WHAT YOU HAVE TO DO: Write out nothing but the lines from the first line of the entries below through the line with "left += pct[i, j]"; no pictures go in.
--------------------
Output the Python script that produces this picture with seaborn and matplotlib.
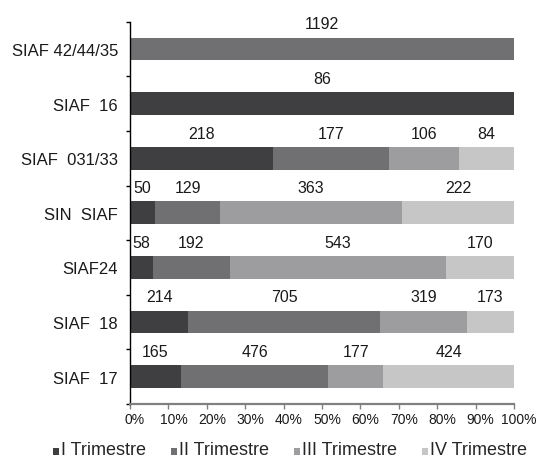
import numpy as np
import pandas as pd
import seaborn as sns
import matplotlib
matplotlib.use("Agg")
import matplotlib.pyplot as plt
from matplotlib.ticker import PercentFormatter
from matplotlib.lines import Line2D
from matplotlib.path import Path
from matplotlib.transforms import ScaledTranslation

categorias = ["SIAF 42/44/35", "SIAF  16", "SIAF  031/33", "SIN  SIAF",
              "SIAF24", "SIAF  18", "SIAF  17"]
trim_1 = [0, 86, 218, 50, 58, 214, 165]
trim_2 = [1192, 0, 177, 129, 192, 705, 476]
trim_3 = [0, 0, 106, 363, 543, 319, 177]
trim_4 = [0, 0, 84, 222, 170, 173, 424]
series = ["I Trimestre", "II Trimestre", "III Trimestre", "IV Trimestre"]
colores = ["#3f3f41", "#707072", "#9d9d9f", "#c6c6c7"]

sns.set_style("white")
plt.rcParams["font.family"] = ["Liberation Sans", "DejaVu Sans"]

df = pd.DataFrame({"cat": categorias, series[0]: trim_1, series[1]: trim_2,
                   series[2]: trim_3, series[3]: trim_4})
vals = df[series].to_numpy(dtype=float)
pct = vals / vals.sum(axis=1, keepdims=True) * 100
cum = np.cumsum(pct, axis=1)

fig, ax = plt.subplots(figsize=(5.51, 4.6), dpi=100)
fig.subplots_adjust(left=0.236, right=0.933, top=0.9507, bottom=0.1196)

# stacked: draw the cumulative totals from longest to shortest
for j in reversed(range(4)):
    sns.barplot(x=cum[:, j], y=df["cat"], color=colores[j], orient="h",
                width=0.415, saturation=1, linewidth=0, ax=ax)

# value labels above each segment
for i in range(len(categorias)):
    left = 0
    for j in range(4):
        v = vals[i, j]
        if v > 0:
            ax.text(left + pct[i, j] / 2, i - 0.46, f"{int(v)}", ha="center",
                    va="center", fontsize=11.5, color="#1a1a1a", clip_on=False)
        left += pct[i, j]

ax.set_xlim(0, 100)
ax.set_xticks(np.arange(0, 101, 10))
ax.xaxis.set_major_formatter(PercentFormatter(decimals=0))
ax.set_xlabel("")
ax.set_ylabel("")
ax.tick_params(axis="x", length=3.6, width=1, color="#808080", labelsize=10,
               labelcolor="#1a1a1a", pad=2, bottom=True)
ax.tick_params(axis="y", which="major", length=0, labelsize=12,
               labelcolor="#1a1a1a", pad=8.6, left=False)
ax.set_yticks(np.arange(-0.5, len(categorias), 1), minor=True)
ax.tick_params(axis="y", which="minor", length=3, width=1, color="black",
               left=True)
ax.set_ylim(len(categorias) - 0.5, -0.5)

off = ScaledTranslation(0.05, 0, fig.dpi_scale_trans)
for t in ax.xaxis.get_major_ticks():
    t.label1.set_transform(t.label1.get_transform() + off)

sns.despine(ax=ax)
ax.spines["left"].set_color("black")
ax.spines["left"].set_linewidth(1)
ax.spines["bottom"].set_color("#808080")
ax.spines["bottom"].set_linewidth(1.6)

# small squares sitting on the text baseline
cuadro = Path([(-0.5, -1), (0.5, -1), (0.5, 0), (-0.5, 0), (-0.5, -1)],
              [Path.MOVETO, Path.LINETO, Path.LINETO, Path.LINETO,
               Path.CLOSEPOLY])
handles = [Line2D([], [], marker=cuadro, linestyle="none", markersize=9.4,
                  markeredgewidth=0, color=c) for c in colores]
fig.legend(handles, series, loc="center", bbox_to_anchor=(0.526, 0.02),
           ncol=4, frameon=False, fontsize=13, handletextpad=0.1,
           columnspacing=1.33, handlelength=0.4)

fig.savefig("out.png", dpi=100)
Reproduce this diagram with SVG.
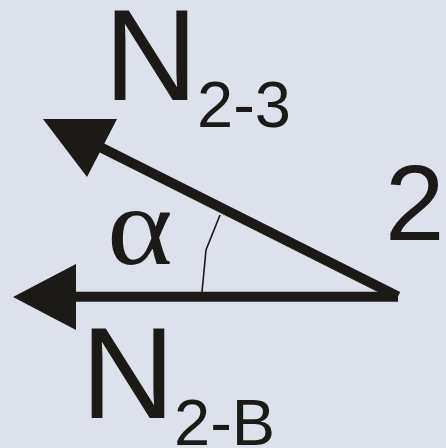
<svg xmlns="http://www.w3.org/2000/svg" width="446" height="448" viewBox="0 0 446 448">
  <style>
    .bar { stroke: #1c1a17; stroke-width: 10; fill: none; }
    .head { fill: #1c1a17; }
    .arc { stroke: #1c1a17; stroke-width: 1.6; fill: none; }
    .sans { font-family: "Liberation Sans", Arial, sans-serif; fill: #1c1a17; }
    .serif { font-family: "Liberation Serif", "Times New Roman", serif; fill: #1c1a17; }
  </style>
  <rect x="0" y="0" width="446" height="448" fill="#dde1eb"/>
  <g id="connectors">
    <line class="bar" x1="100" y1="147" x2="398" y2="296.5"/>
    <polygon class="head" points="43,119 117,119 87,177"/>
    <line class="bar" x1="74" y1="296.7" x2="398" y2="296.7"/>
    <polygon class="head" points="13,297 76,264 76,330"/>
    <polyline class="arc" points="220,215 206,250 202,292"/>
  </g>
  <g id="label-N23">
    <text class="sans" x="104" y="100" font-size="130">N</text>
    <text class="sans" x="197" y="126.5" font-size="65">2-3</text>
  </g>
  <g id="label-NB">
    <text class="sans" x="81" y="418" font-size="130">N</text>
    <text class="sans" x="174" y="445" font-size="65">2-B</text>
  </g>
  <g id="label-alpha">
    <text class="serif" x="107" y="264" font-size="112" transform="translate(107 264) scale(1.12 1) translate(-107 -264)">α</text>
  </g>
  <g id="label-2">
    <text class="sans" x="385" y="240" font-size="107">2</text>
  </g>
</svg>
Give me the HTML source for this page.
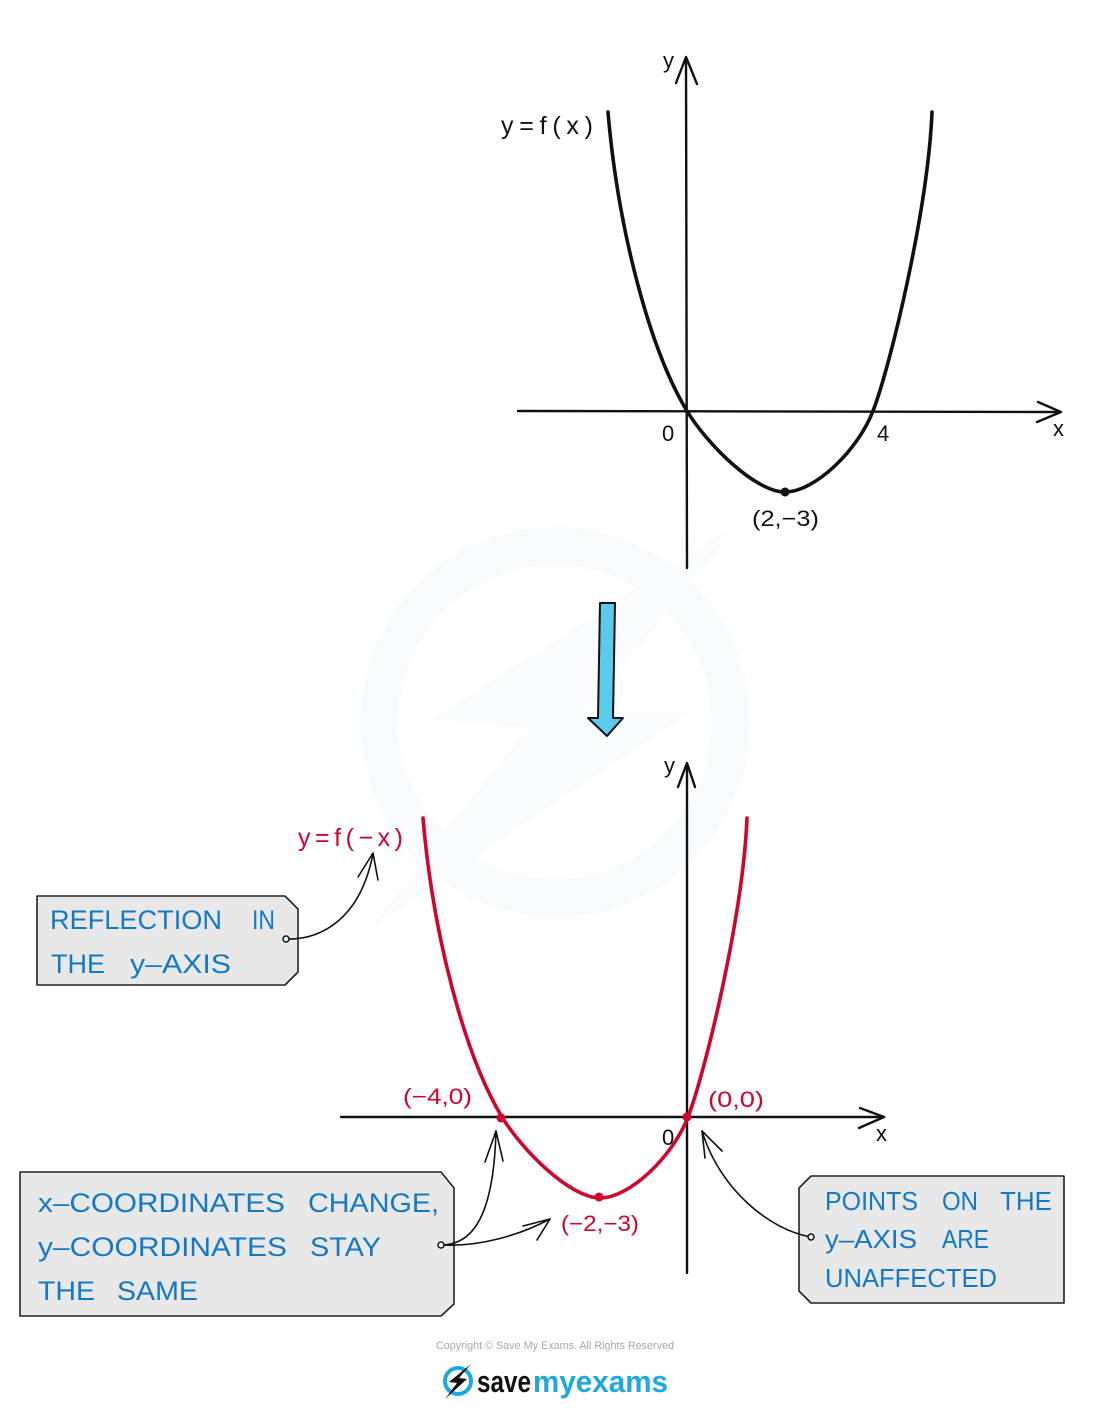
--------------------
THE OUTPUT:
Output the Python script that produces this picture with seaborn and matplotlib.
import numpy as np
import pandas as pd
import seaborn as sns
import matplotlib
matplotlib.use("Agg")
import matplotlib.pyplot as plt
from matplotlib.ticker import PercentFormatter
from matplotlib.lines import Line2D
from matplotlib.path import Path
from matplotlib.transforms import ScaledTranslation

categorias = ["SIAF 42/44/35", "SIAF  16", "SIAF  031/33", "SIN  SIAF",
              "SIAF24", "SIAF  18", "SIAF  17"]
trim_1 = [0, 86, 218, 50, 58, 214, 165]
trim_2 = [1192, 0, 177, 129, 192, 705, 476]
trim_3 = [0, 0, 106, 363, 543, 319, 177]
trim_4 = [0, 0, 84, 222, 170, 173, 424]
series = ["I Trimestre", "II Trimestre", "III Trimestre", "IV Trimestre"]
colores = ["#3f3f41", "#707072", "#9d9d9f", "#c6c6c7"]

sns.set_style("white")
plt.rcParams["font.family"] = ["Liberation Sans", "DejaVu Sans"]

df = pd.DataFrame({"cat": categorias, series[0]: trim_1, series[1]: trim_2,
                   series[2]: trim_3, series[3]: trim_4})
vals = df[series].to_numpy(dtype=float)
pct = vals / vals.sum(axis=1, keepdims=True) * 100
cum = np.cumsum(pct, axis=1)

fig, ax = plt.subplots(figsize=(5.51, 4.6), dpi=100)
fig.subplots_adjust(left=0.236, right=0.933, top=0.9507, bottom=0.1196)

# stacked: draw the cumulative totals from longest to shortest
for j in reversed(range(4)):
    sns.barplot(x=cum[:, j], y=df["cat"], color=colores[j], orient="h",
                width=0.415, saturation=1, linewidth=0, ax=ax)

# value labels above each segment
for i in range(len(categorias)):
    left = 0
    for j in range(4):
        v = vals[i, j]
        if v > 0:
            ax.text(left + pct[i, j] / 2, i - 0.46, f"{int(v)}", ha="center",
                    va="center", fontsize=11.5, color="#1a1a1a", clip_on=False)
        left += pct[i, j]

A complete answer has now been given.